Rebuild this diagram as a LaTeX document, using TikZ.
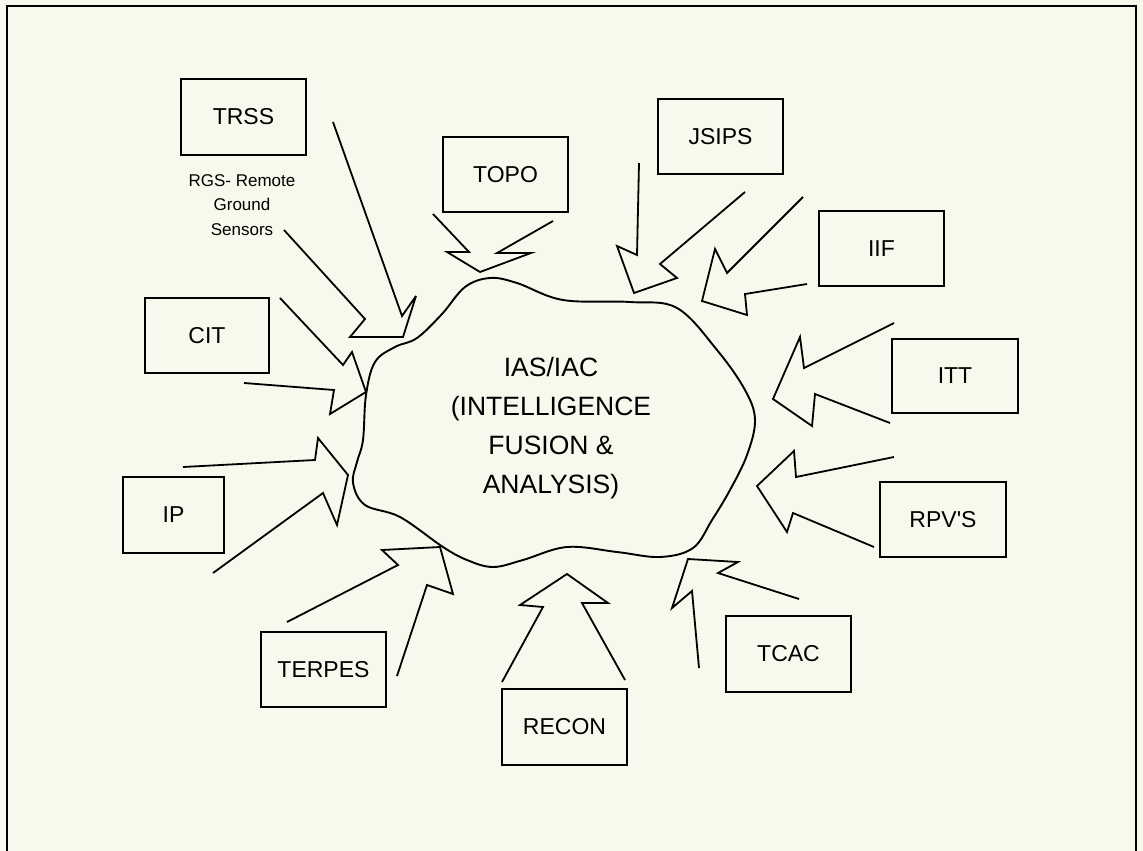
\documentclass[tikz,border=0pt]{standalone}
\usepackage{fontspec}
\setmainfont{Liberation Sans}
% straight apostrophe, bypassing the TeX quote mapping
\newcommand{\straightquote}{\XeTeXglyph\XeTeXcharglyph"0027\relax}
\begin{document}
\begin{tikzpicture}[x=1pt,y=-1pt,
  line width=1.6pt, line join=miter,
  src/.style={draw, line width=1.6pt, inner sep=0pt, font=\fontsize{23}{23}\selectfont},
  bigarrow/.style={draw, line width=1.8pt, line join=miter, miter limit=6},
  hub/.style={align=center, font=\fontsize{26.5}{39}\selectfont},
  note/.style={align=center, font=\fontsize{17}{24.5}\selectfont}]
\definecolor{paper}{RGB}{248,248,236}
% page and outer frame (open at the bottom)
\fill[paper] (0,0) rectangle (1143,851);
\useasboundingbox (0,0) rectangle (1143,851);
\draw[line width=1.9pt] (7,851) -- (7,6) -- (1136,6) -- (1136,851);

% central cloud
\draw[line width=1.9pt] plot[smooth cycle, tension=0.6] coordinates {
  (490,278) (517,283) (563,300) (630,302) (677,308) (717,350) (745,390)
  (755,420) (747,455) (730,490) (712,520) (693,548) (660,557) (617,552)
  (567,547) (523,560) (493,567) (467,560) (443,547) (400,517) (365,505)
  (353,483) (357,462) (363,440) (366,395) (375,362) (395,347) (417,338)
  (442,314) (465,287)};
\node[hub] (hub) at (551,428) {IAS/IAC\\(INTELLIGENCE\\FUSION \&\\ANALYSIS)};

% source boxes
\node[src, minimum width=125pt, minimum height=76pt] (trss)   at (243.5,117) {TRSS};
\node[src, minimum width=125pt, minimum height=75pt] (topo)   at (505.5,174.5) {TOPO};
\node[src, minimum width=125pt, minimum height=75pt] (jsips)  at (720.5,136.5) {JSIPS};
\node[src, minimum width=125pt, minimum height=75pt] (iif)    at (881.5,248.5) {IIF};
\node[src, minimum width=126pt, minimum height=74pt] (itt)    at (955,376) {ITT};
\node[src, minimum width=126pt, minimum height=75pt] (rpvs)   at (943,519.5) {RPV\straightquote S};
\node[src, minimum width=125pt, minimum height=76pt] (tcac)   at (788.5,654) {TCAC};
\node[src, minimum width=125pt, minimum height=76pt] (recon)  at (564.5,727) {RECON};
\node[src, minimum width=125pt, minimum height=75pt] (terpes) at (323.5,669.5) {TERPES};
\node[src, minimum width=124pt, minimum height=75pt] (cit)    at (207,335.5) {CIT};
\node[src, minimum width=101pt, minimum height=76pt] (ip)     at (173.5,515) {IP};
\node[note] (rgs) at (242,205) {RGS- Remote\\Ground\\Sensors};

% open block arrows: tail, notch, barb, tip, barb, notch, tail
\draw[bigarrow] (333,122) -- (402,316) -- (416,296) -- (403,337) -- (350,337) -- (365,319) -- (284,230);
\draw[bigarrow] (433,214) -- (469,252) -- (447,252) -- (480,272) -- (531,253) -- (497,253) -- (553,221);
\draw[bigarrow] (639,163) -- (637,255) -- (617,246) -- (634,293) -- (677,278) -- (660,264) -- (745,192);
\draw[bigarrow] (803,197) -- (727,273) -- (715,249) -- (702,301) -- (747,315) -- (745,294) -- (807,284);
\draw[bigarrow] (894,323) -- (804,368) -- (800,337) -- (773,399) -- (812,426) -- (815,394) -- (890,423);
\draw[bigarrow] (894,457) -- (796,477) -- (794,451) -- (757,486) -- (787,532) -- (793,513) -- (874,547);
\draw[bigarrow] (799,599) -- (718,573) -- (738,562) -- (688,559) -- (672,608) -- (692,591) -- (699,668);
\draw[bigarrow] (502,682) -- (543,607) -- (520,605) -- (567,574) -- (608,603) -- (582,603) -- (625,680);
\draw[bigarrow] (287,622) -- (398,565) -- (382,550) -- (440,547) -- (453,594) -- (427,585) -- (397,676);
\draw[bigarrow] (183,467) -- (315,460) -- (318,438) -- (348,475) -- (337,525) -- (323,493) -- (213,573);
\draw[bigarrow] (280,298) -- (343,365) -- (352,352) -- (366,392) -- (330,414) -- (334,390) -- (244,383);
\end{tikzpicture}
\end{document}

=====

Problem to solve: From the first line of the listing above, repeat every line through the one holding "(hub) at (551,428)". Both ends count, and pictures stay out.

Finished task:
Rebuild this diagram as a LaTeX document, using TikZ.
\documentclass[tikz,border=0pt]{standalone}
\usepackage{fontspec}
\setmainfont{Liberation Sans}
% straight apostrophe, bypassing the TeX quote mapping
\newcommand{\straightquote}{\XeTeXglyph\XeTeXcharglyph"0027\relax}
\begin{document}
\begin{tikzpicture}[x=1pt,y=-1pt,
  line width=1.6pt, line join=miter,
  src/.style={draw, line width=1.6pt, inner sep=0pt, font=\fontsize{23}{23}\selectfont},
  bigarrow/.style={draw, line width=1.8pt, line join=miter, miter limit=6},
  hub/.style={align=center, font=\fontsize{26.5}{39}\selectfont},
  note/.style={align=center, font=\fontsize{17}{24.5}\selectfont}]
\definecolor{paper}{RGB}{248,248,236}
% page and outer frame (open at the bottom)
\fill[paper] (0,0) rectangle (1143,851);
\useasboundingbox (0,0) rectangle (1143,851);
\draw[line width=1.9pt] (7,851) -- (7,6) -- (1136,6) -- (1136,851);

% central cloud
\draw[line width=1.9pt] plot[smooth cycle, tension=0.6] coordinates {
  (490,278) (517,283) (563,300) (630,302) (677,308) (717,350) (745,390)
  (755,420) (747,455) (730,490) (712,520) (693,548) (660,557) (617,552)
  (567,547) (523,560) (493,567) (467,560) (443,547) (400,517) (365,505)
  (353,483) (357,462) (363,440) (366,395) (375,362) (395,347) (417,338)
  (442,314) (465,287)};
\node[hub] (hub) at (551,428) {IAS/IAC\\(INTELLIGENCE\\FUSION \&\\ANALYSIS)};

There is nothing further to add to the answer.